Insurance is sold by agents to companies and people.  Those agents are pretty good at lining up a bunch of insurance underwriters (the guys who provide the insurance) on a spread sheet and going for the lowest cost.  The problem is that the lowest cost provider could have lousy customer service or  stringent payment policies which actually hurt the real customer–the employee–when they most need it.  To make matters worse, even the good insurers have a lousy vision of where and how they do provide value and succumb to this mindless price competition.  The entire culture of the insurance business is to play this game. 

To make matters worse, not only are their costs rising, but they don’t know what their real costs really are.  This causes them to succumb to cost averaging which makes their high profit business look less profitable than it really is and their low profit business appear more profitable.  It puts them at a competitive disadvantage where they are most profitable.

Lost in this process is the poor sales and services people.  They spend their days responding to requests for quotes, knowing that they can only win a small percentage.  They never get a chance to sell value because their companies don’t understand what it is.

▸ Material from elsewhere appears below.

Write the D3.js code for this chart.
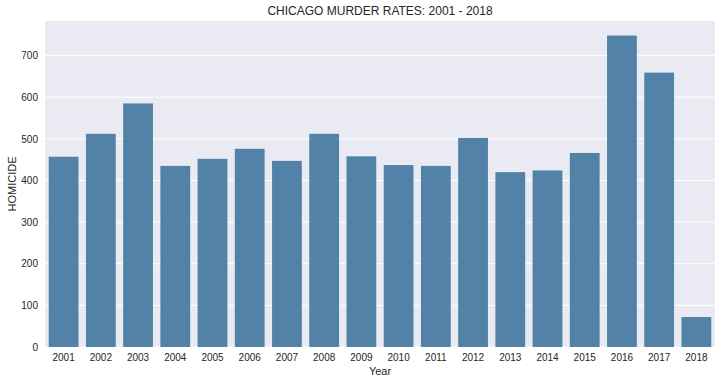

Yes, it is a race to the bottom.  The government has actually encouraged the race by putting some of it’s TARP funds into insurance companies that have reached the bottom.  The sad truth is that it doesn’t have to be like this.  There are a few companies out there, Liberty Mutual is one, that have a good understanding of their value, expect their salespeople to have confidence in that value and prices when they sell, know their costs and don’t chase unprofitable business for the sake of revenue.  No, it’s not easy to do this.  It takes courage and sometimes it takes nerves of steel.  I will say that it’s a heck of a lot better than the alternative.  Just ask Aetna.